Natural-gas-price plunge aids families, businesses


Associated Press

NEW YORK

The price of natural gas is plummeting at a pace that has caught even the experts off guard.

A 35 percent collapse in the futures price over the past year has been a boon to homeowners who use natural gas for heat and appliances and to manufacturers who power their factories and make chemicals and materials with it.

The country is flush with natural gas as a result of new drilling techniques that have enabled energy companies to tap vast supplies that were out of reach not so long ago. The country’s natural-gas surplus has been growing even as the country burns record amounts.

This winter’s warm weather slowed the growth in demand, however, and created a glut. In the Northeast, December was the fourth-warmest in the last 117 years. Winter supplies are 17 percent above their five-year average.

The natural-gas futures price fell 13 percent last week, to $2.67 per 1,000 cubic feet. That’s the lowest winter-time level in a decade.

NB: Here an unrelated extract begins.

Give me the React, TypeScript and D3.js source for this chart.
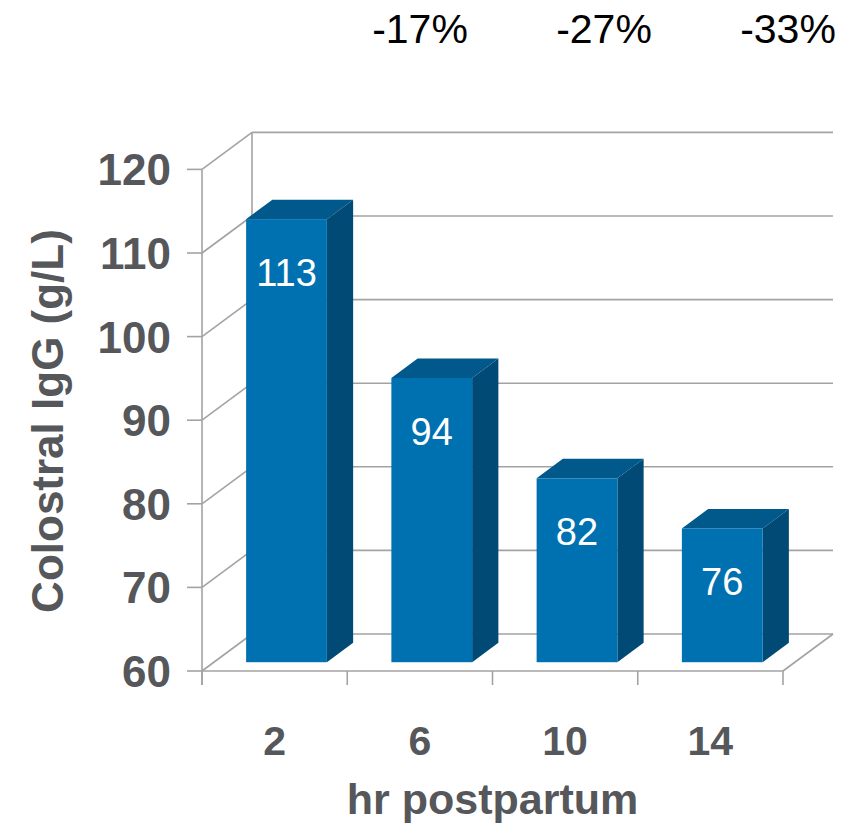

“The market has been overwhelmed with gas,” says Anthony Yuen, a commodities analyst at Citibank.

He and other analysts expect the price to average near $3 for all of 2012. If the weather stays mild, the price could even dip below $2, a level not seen since 2002.

Cheap natural gas is mainly a good thing for the economy:

More than half of U.S. households use natural gas for heat, and a quarter of the nation’s electricity is made from it. Falling heating and electric costs are offsetting the impact of high gasoline prices. Residential gas and electric customers are saving roughly $200 a year, according to a study by Navigant Consulting.

For companies that make plastics, fertilizer and other chemicals derived from natural gas, the falling prices are nothing short of a windfall. The same goes for makers of products from steel to bricks to beer. All use a lot of natural gas to heat their furnaces.